In erster Instanz hatte das Verwaltungsgericht im Sommer 2019 den Klägern Recht gegeben. Die Karlsruher Richter forderten den Gemeinderat auf, strengere Sperrzeiten zu beschließen. In den besonders von Lärm belasteten Gebieten der Altstadt sollten die Kneipen demnach künftig werktags um Mitternacht schließen. Doch der Gemeinderat widersetzte sich und ging in Berufung. Und der Mannheimer Verwaltungsgerichtshof schlug dann fast ein Jahr später eine gerichtliche Mediation vor, um den Streit zu befrieden.
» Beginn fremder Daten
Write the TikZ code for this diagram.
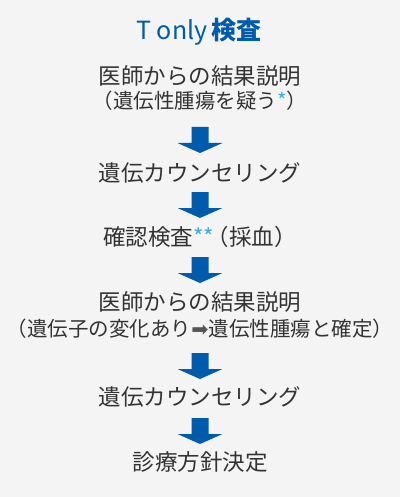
\documentclass[tikz,border=0pt]{standalone}
\usepackage{fontspec}
\setmainfont{Noto Sans CJK JP}
\newfontfamily\symfont{DejaVu Sans}
\definecolor{bgc}{HTML}{F4F4F4}
\definecolor{bluec}{HTML}{005BAC}
\definecolor{txtc}{HTML}{333333}
\definecolor{starc}{HTML}{3AAEE2}
\definecolor{arrc}{HTML}{555555}
\tikzset{
  mainline/.style={anchor=base, inner sep=0pt, text=txtc, font=\fontsize{22.5}{26}\selectfont},
  subline/.style={anchor=base, inner sep=0pt, text=txtc, font=\fontsize{20.5}{24}\selectfont},
  titleline/.style={anchor=base, inner sep=0pt, text=bluec, font=\fontsize{25}{29}\selectfont},
  pics/blockarrow/.style={code={
    \fill[bluec] (-8.5,0) -- (8.5,0) -- (8.5,16) -- (22.5,16) -- (0,26) -- (-22.5,16) -- (-8.5,16) -- cycle;
  }}
}
\newcommand{\bluestar}{\textcolor{starc}{*}}
\begin{document}
\begin{tikzpicture}[x=1pt,y=-1pt]
\fill[bgc] (0,0) rectangle (400,497);
\useasboundingbox (0,0) rectangle (400,497);
\node[titleline] (title) at (199,40) {T only\,\textbf{検査}};
\node[mainline] (l1) at (200,85) {医師からの結果説明};
\node[subline] (l1b) at (200,109) {（遺伝性腫瘍を疑う\bluestar）};
\pic at (200,127) {blockarrow};
\node[mainline] (l2) at (200,181) {遺伝カウンセリング};
\pic at (200,192) {blockarrow};
\node[mainline] (l3) at (200,245) {確認検査\bluestar\bluestar\kern-0.35em（採血）};
\pic at (200,257) {blockarrow};
\node[mainline] (l4) at (200,310) {医師からの結果説明};
\node[subline] (l4b) at (200,336) {（遺伝子の変化あり{\symfont\textcolor{arrc}{➡}}遺伝性腫瘍と確定）};
\pic at (200,353) {blockarrow};
\node[mainline] (l5) at (200,405) {遺伝カウンセリング};
\pic at (200,418) {blockarrow};
\node[mainline] (l6) at (200,470) {診療方針決定};
\end{tikzpicture}
\end{document}
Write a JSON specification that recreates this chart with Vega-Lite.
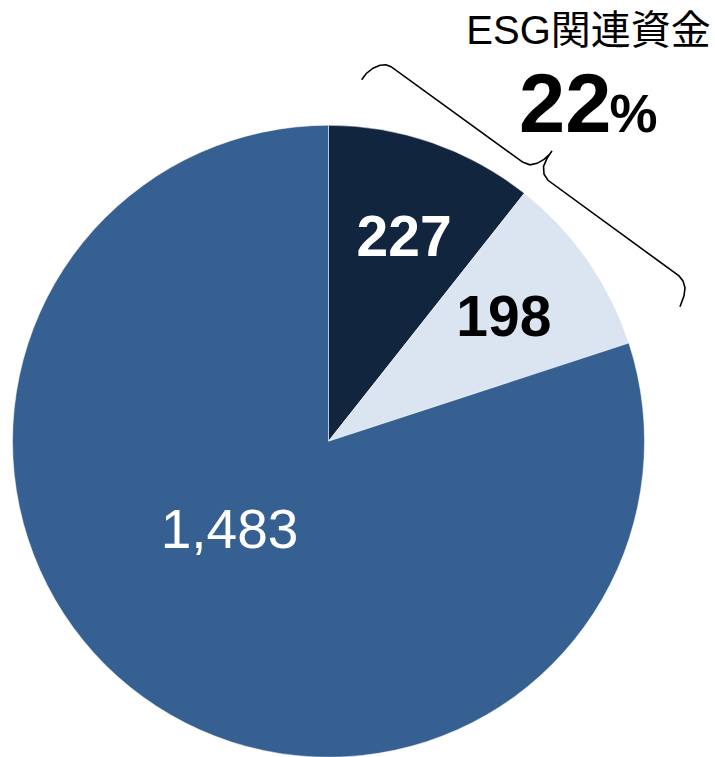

Dieses Vergleichsangebot schlugen wiederum die Kläger aus, weshalb nun das neue Lärmgutachten in Auftrag gegeben wird. Die alten Daten von 2016 könnten nicht mehr zur Rate gezogen werden, so der VGH, zu viel habe sich geändert. Ein Argument: Auch die "Spätis", die Nachtkiosks, zögen viel Publikum an. Deren Lärm könne nicht den Kneipengängern angelastet werden. Zudem versuche die Stadt, mit flankierenden Maßnahmen wie den Nachtbürgermeistern und einer Aufstockung des Kommunalen Ordnungsdienstes für mehr Ruhe zu sorgen. Das Recht auf eine strengere Sperrzeitverordnung bestehe erst, wenn alle anderen Möglichkeiten zur Lärmreduzierung ausgeschöpft wurden – und wenn feststehe, dass die Gesundheit der Anwohner durch lang geöffnete Kneipen gefährdet sei.

Zur aktuellen Situation in der Altstadt sagt ein Stadtsprecher: "Das Beschwerdeaufkommen ist im Vergleich zu den Vorjahren nicht gestiegen, aber auch nicht eklatant zurückgegangen." Die Situation an der Alten Brücke, wo sich letzten Sommer viele Menschen getroffen hatten, habe sich durch eine engmaschige Kontrolle durch Ordnungsdienst und Polizei entspannt. Ein erhöhtes Aufkommen von Straftaten im Vergleich zu den vergangenen Jahren sei in der Altstadt nicht festzustellen, heißt es von der Polizei. "Im Bereich der Unteren Straße und der Altstadt werden nach wie vor Ruhestörungen gemeldet oder es kommt vereinzelt zu Körperverletzungsdelikten", so ein Polizeisprecher: "In den meisten Fällen handelt es sich um alkoholisierte Beteiligte."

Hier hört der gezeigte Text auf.